Albert Mallet dans son histoire de France: “é poque contemporaine”, nous dit que les “censitaires” étaient les plus malheureux de tous. Cela ne s’applique pas à l’Artois où en général les terres sont fertiles et les “cens” florissantes; les laboureurs certes ne sont pas riches, ils mènent une vie qu’aujourd’hui avec nos moyens modernes d’existence, nous qualifions de misérable et qui pourtant, à cette époque, était substantielle. Dans les années d’abondance la nourriture se composait de pain, -- de ce pain de France presque de pur froment, -- de laitage, de soupe au chou et de lard. Dans les années de disettes on additionnait au froment du seigle pour fabriquer le pain de méteil et aux temps durs, la viande se faisait très rare. Ce que craignait le plus le paysan c’était les hivers rudes qui semaient la misère. Dans un autre ordre d’idée, un fait caractéristique bien français, qui existe encore de nos jours, était et est encore la soif du paysan à posséder de la terre.

En Artois, en majorité, le fermier était propriétaire de sa terre; son souci est d’acheter le plus de propriétés foncières possible. C’était et c’est encore une rude race de cultivateurs qui arrivaient, vers le XVIII° siècle, à faire de cette province l’une des plus prospères du royaume: Horace Walpole le littérateur anglais, fils du ministre britannique, traversant l’Artois en 1765, déclarait: “Je trouve ce pays-ci prodigieusement enrichi … les moindres villages ont un air de prospérité”.

Le village d’Artois à la fin de l’Ancien Régime avait déjà la figure que possèdent encore de nos jours nombreux bourgs de notre province. Une église en pierre de craie autour de laquelle se groupent les maisons en torchis (argile mélangée à de la paille coupée et encastrée dans les compartiments de bois) le toit couvert de chaume, puis plus tard, à cause de nombreux incendies, la tuile fera son apparition.

Marles ne dérogeait pas à ces règles communes, la plus grande partie du village se trouvait dans le bas, près de la Clarence, à l’emplacement de la Place Pierre Carette d’aujourd’hui; le Wetz, plus en aval, vers Lapugnoy, Ses maisons, ses manoirs (grandes maisons en pierres de craie), son église entourée du cimetière, son château avec son verger, les nombreux arbres qui l’ombrageaient (Marles était bien planté), les bois couronnant les deux coteaux qui bordent la rivière, ses marais poissonneux, faisaient de ce village une agglomération type du bourg important d’Artois avant la Révolution et certes, à cette époque, à la belle saison, Marles avait une autre figure tout imprégnée de poésie terrienne, qu’on ne lui connaît plus aujourd’hui.

Avant de clore ce chapitre le lecteur aura, sans doute, la curiosité de connaitre quelles étaient les familles qui formaient ce village de Marles sous l’ancien régime et qui vécurent la vie que nous avons essayé de décrire.

Nous allons pouvoir le satisfaire grâce aux registres d’Etat-Civil dit de catholicité parce qu’ils étaient tenus par le curé de la paroisse, et que l’administration française avait introduits en Artois lors du rattachement de cette province à la France.

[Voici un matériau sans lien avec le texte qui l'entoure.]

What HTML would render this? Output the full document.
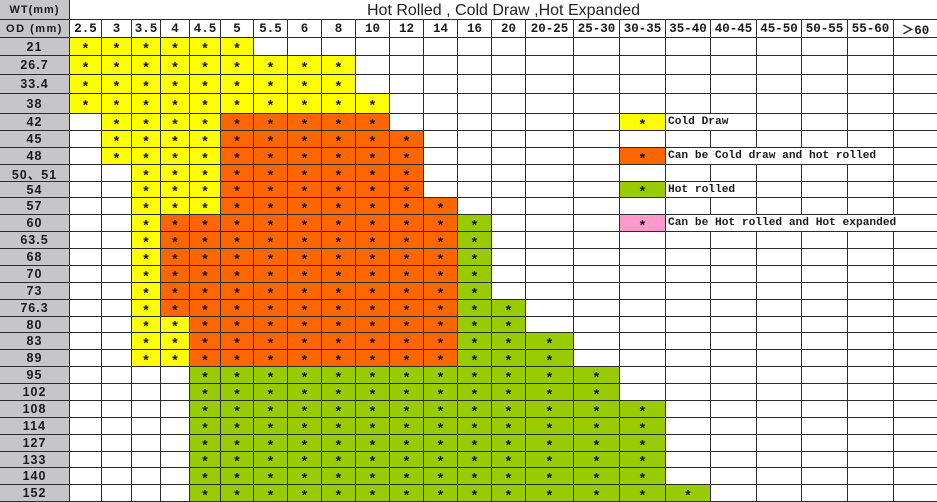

Pour Marles les Mines, le registre des baptêmes remonte à 1705, ceux des mariages et des sépultures à 1714. On y relève les noms des ancestrales familles marlésiennes: Berroyez, Beaufromai (mez ou mé), Buchart, Beugin, Catelain, Carpentier, Crespin (Crépin), Cointe, Cardon, Ceugnet, Carlier, Caron, Cornet, Cheval, Delmotte (Delemotte ou Dellemotte), Desprez (ou Despret), Dupont, Delehaye, Doley (Dolet), Guffroy, Hernu, Hautefeuille, Herman, Joly, Legrand, Morel, Martin, Malet (ou Mallet), Sartel, Sergeant, Toursel, Vincent, Willerez.